The Fed emerged as an effective lender and insurer of last resort. A massive $750 bn financial market bailout was followed by two rounds of quantitative easing. More than $3 trillion have beeen injected into the financial markets to drive Wall Street's recovery. And the results have been spectacular, though confined to corporate America.
Simon Johnson places the recovery in Wall Street and corporate profits in the US in perspective by comparing with recoveries in earlier recessions. The last quarter saw Wall Street back to pre-crisis levels of profits and executive compensation. The bailouts and implicit government guarantees saved the day for Wall Street. The fiscal stimulus backstopped corporate profits from falling too much. The ultra-low interest rates have kept the debt service burdens low and bought time to heal the debt-laden balance seets. He writes,
"Profits for the private sector... in the third quarter of last year... were back at the level of 2006. After the deep recessions of the early 1980s, it took at least three times as long for profits to come back to the same extent."
He also writes,
"In the back-to-back recessions of 1980-82, real non-financial sector profits dropped about 30% (from 1977-78 to 1980) and struggled to rebound for most of the decade. This same measure of profits did not surpass its level of the late 1970s until the early 1990s... during that same cycle... real profits in the financial sector fell 50% from 1979 to 1980, regaining the level of the late 1970s by 1987...

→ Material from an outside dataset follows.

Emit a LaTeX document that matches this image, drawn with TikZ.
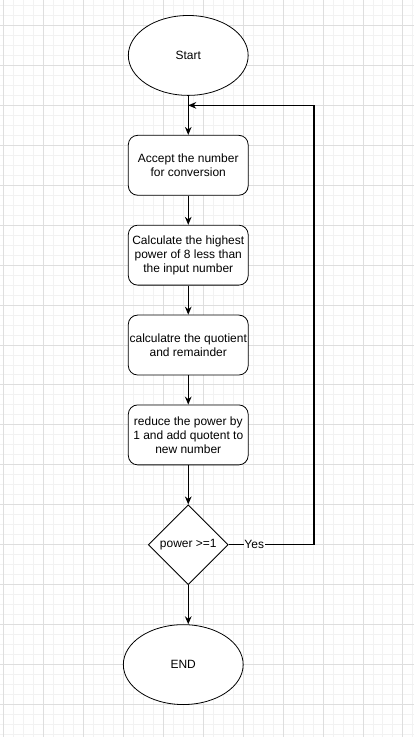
\documentclass[tikz,border=0pt]{standalone}
\usepackage{fontspec}
\setmainfont{Liberation Sans}
\usetikzlibrary{shapes.geometric,arrows.meta}
\tikzset{
  txt/.style={font=\fontsize{9}{10.5}\selectfont},
  flowbox/.style={txt, draw, line width=0.6pt, rounded corners=7pt, minimum width=90pt, minimum height=45pt, align=center, inner sep=1pt, fill=white},
  terminal/.style={txt, draw, line width=0.6pt, ellipse, minimum width=90pt, minimum height=60pt, inner sep=0pt, fill=white},
  decision/.style={txt, draw, line width=0.6pt, diamond, minimum width=60pt, minimum height=60pt, inner sep=0pt, fill=white},
  flow/.style={line width=0.9pt, -{Stealth[length=6pt,width=5pt]}},
  yeslabel/.style={txt, fill=white, inner sep=0.5pt},
  gridminor/.style={line width=0.75pt, black!5},
  gridmajor/.style={line width=0.75pt, black!13}
}
\begin{document}
\begin{tikzpicture}[x=0.75pt,y=-0.75pt]
  %%%%% GRID %%%%%
  \fill[white] (0,0) rectangle (414,737);
  \foreach \gx in {3,13,...,413} \draw[gridminor] (\gx,0) -- (\gx,737);
  \foreach \gy in {5,15,...,735} \draw[gridminor] (0,\gy) -- (414,\gy);
  \foreach \gx in {3,43,...,403} \draw[gridmajor] (\gx,0) -- (\gx,737);
  \foreach \gy in {25,65,...,705} \draw[gridmajor] (0,\gy) -- (414,\gy);
  \useasboundingbox (0,0) rectangle (414,737);

  %%%%% NODES %%%%%
  \node[terminal] (start) at (188, 55) {Start};
  \node[flowbox] (accept) at (188, 165) {Accept the number\\for conversion};
  \node[flowbox] (highest) at (188, 255) {Calculate the highest\\power of 8 less than\\the input number};
  \node[flowbox] (quotient) at (188, 345) {calculatre the quotient\\and remainder};
  \node[flowbox] (reduce) at (188, 435) {reduce the power by\\1 and add quotent to\\new number};
  \node[decision] (check) at (188, 545) {power >=1};
  \node[terminal] (finish) at (183, 665) {END};

  \coordinate (yesturn) at (314, 545);
  \coordinate (backtop) at (314, 105);
  \coordinate (backin) at (start.south |- backtop);

  %%%%% EDGES %%%%%
  \draw[flow] (start) -- (accept);
  \draw[flow] (accept) -- (highest);
  \draw[flow] (highest) -- (quotient);
  \draw[flow] (quotient) -- (reduce);
  \draw[flow] (reduce) -- (check);
  \draw[flow] (check.south) -- (check.south |- finish.north);
  \draw[flow] (check.east) -- node[yeslabel, pos=0.3] {Yes} (yesturn) -- (backtop) -- (backin);
\end{tikzpicture}
\end{document}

In contrast, over the finance-led boom-bust-bailout cycle of 2007-2010... profits have proved much more resilient. In real terms, the financial sector earned record profits in 2005 (and accounted for an eye-popping 30% of total corporate profits in that year). These fell sharply, to be sure, but only really for one quarter at the end of 2008. Financial sector profits have been running at around 90% of their pre-crisis level since early 2009."